The problem of entropy in cyclic universe models is a profound challenge that has spurred some of the most creative thinking in modern cosmology. Tolman's initial concern about heat death highlighted a fundamental tension between the cyclical nature of these models and the relentless increase of disorder dictated by the second law of thermodynamics. However, as we've seen, physicists like Penrose and Steinhardt, along with Turok, have proposed ingenious solutions that offer viable pathways for cyclic universes to persist without succumbing to entropic doom. Penrose's CCC introduces the concept of conformal rescaling and black hole evaporation, effectively resetting the universe's entropy at the end of each aeon.

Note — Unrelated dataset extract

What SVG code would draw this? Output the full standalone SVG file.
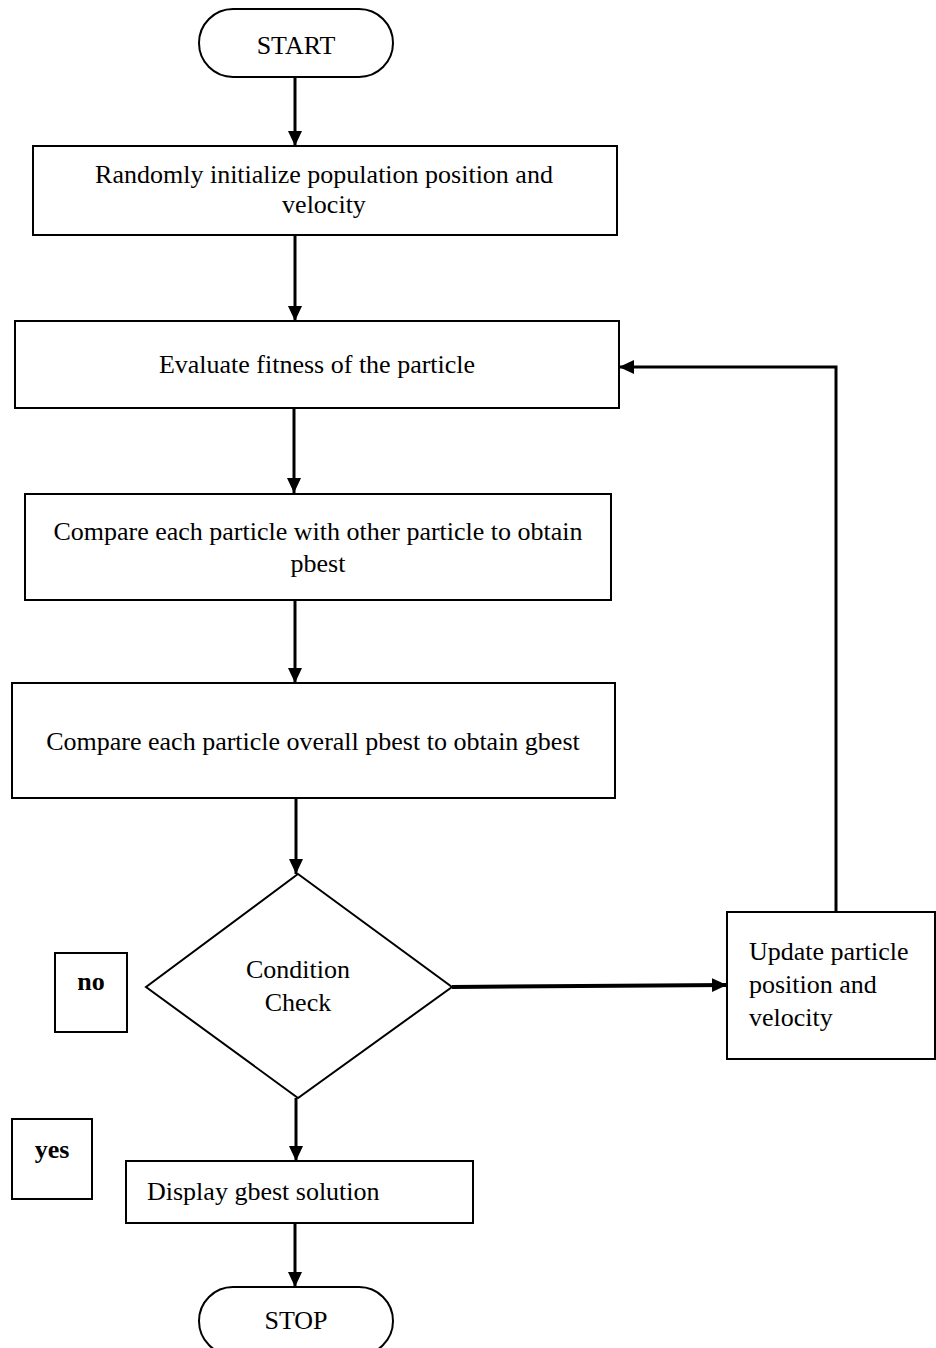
<svg xmlns="http://www.w3.org/2000/svg" width="936" height="1348" viewBox="0 0 936 1348">
<style>
.box{fill:#fff;stroke:#000;stroke-width:2}
.t{font-family:"Liberation Serif","Times New Roman",serif;font-size:26px;fill:#000}
.c{text-anchor:middle}
.b{font-weight:bold}
.ln{fill:none;stroke:#000;stroke-width:3}
.arr{marker-end:url(#ah)}
</style>
<defs>
<marker id="ah" markerUnits="userSpaceOnUse" markerWidth="16" markerHeight="16" viewBox="0 0 16 16" refX="15" refY="8" orient="auto">
<path d="M0,1 L15,8 L0,15 Z" fill="#000"/>
</marker>
</defs>
<rect width="936" height="1348" fill="#fff"/>
<g id="connectors">
<line class="ln arr" x1="295" y1="77" x2="295" y2="146"/>
<line class="ln arr" x1="295" y1="235" x2="295" y2="321"/>
<line class="ln arr" x1="294" y1="408" x2="294" y2="493"/>
<line class="ln arr" x1="295" y1="600" x2="295" y2="683"/>
<line class="ln arr" x1="296" y1="798" x2="296" y2="874"/>
<line class="ln arr" x1="296" y1="1098" x2="296" y2="1161"/>
<line class="ln arr" x1="295" y1="1223" x2="295" y2="1287"/>
<line class="ln arr" style="stroke-width:4" x1="452" y1="987" x2="727" y2="985"/>
<polyline class="ln arr" points="836,912 836,367 619,367"/>
</g>
<g id="start">
<rect class="box" x="199" y="9" width="194" height="68" rx="34"/>
<text class="t c" x="296" y="54">START</text>
</g>
<g id="init">
<rect class="box" x="33" y="146" width="584" height="89"/>
<text class="t c" x="324" y="183">Randomly initialize population position and</text>
<text class="t c" x="324" y="213">velocity</text>
</g>
<g id="evaluate">
<rect class="box" x="15" y="321" width="604" height="87"/>
<text class="t c" x="317" y="373">Evaluate fitness of the particle</text>
</g>
<g id="pbest">
<rect class="box" x="25" y="494" width="586" height="106"/>
<text class="t c" x="318" y="540">Compare each particle with other particle to obtain</text>
<text class="t c" x="318" y="572">pbest</text>
</g>
<g id="gbest">
<rect class="box" x="12" y="683" width="603" height="115"/>
<text class="t c" x="313" y="750">Compare each particle overall pbest to obtain gbest</text>
</g>
<g id="condition">
<polygon class="box" points="298,874 452,987 298,1098 146,987"/>
<text class="t c" x="298" y="978">Condition</text>
<text class="t c" x="298" y="1011">Check</text>
</g>
<g id="no">
<rect class="box" x="55" y="953" width="72" height="79"/>
<text class="t c b" x="91" y="990">no</text>
</g>
<g id="update">
<rect class="box" x="727" y="912" width="208" height="147"/>
<text class="t" x="749" y="960">Update particle</text>
<text class="t" x="749" y="993">position and</text>
<text class="t" x="749" y="1026">velocity</text>
</g>
<g id="yes">
<rect class="box" x="12" y="1119" width="80" height="80"/>
<text class="t c b" x="52" y="1158">yes</text>
</g>
<g id="display">
<rect class="box" x="126" y="1161" width="347" height="62"/>
<text class="t" x="147" y="1200">Display gbest solution</text>
</g>
<g id="stop">
<rect class="box" x="199" y="1287" width="194" height="68" rx="34"/>
<text class="t c" x="296" y="1329">STOP</text>
</g>
</svg>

Steinhardt and Turok's model, rooted in brane cosmology, relies on accelerated expansion to dilute entropy to negligible levels. Both models, while distinct in their mechanisms and underlying physics, demonstrate the power of theoretical innovation in addressing fundamental cosmological questions. While neither model is without its challenges and open questions, they both provide compelling frameworks for understanding how a cyclic universe might be possible. The quest to understand the universe's ultimate fate is far from over, and future observations and theoretical developments will undoubtedly shed more light on these fascinating models. Whether the universe is destined for a heat death, a Big Rip, or an endless cycle of rebirth remains one of the most captivating mysteries in science, driving ongoing research and inspiring new ideas about the cosmos.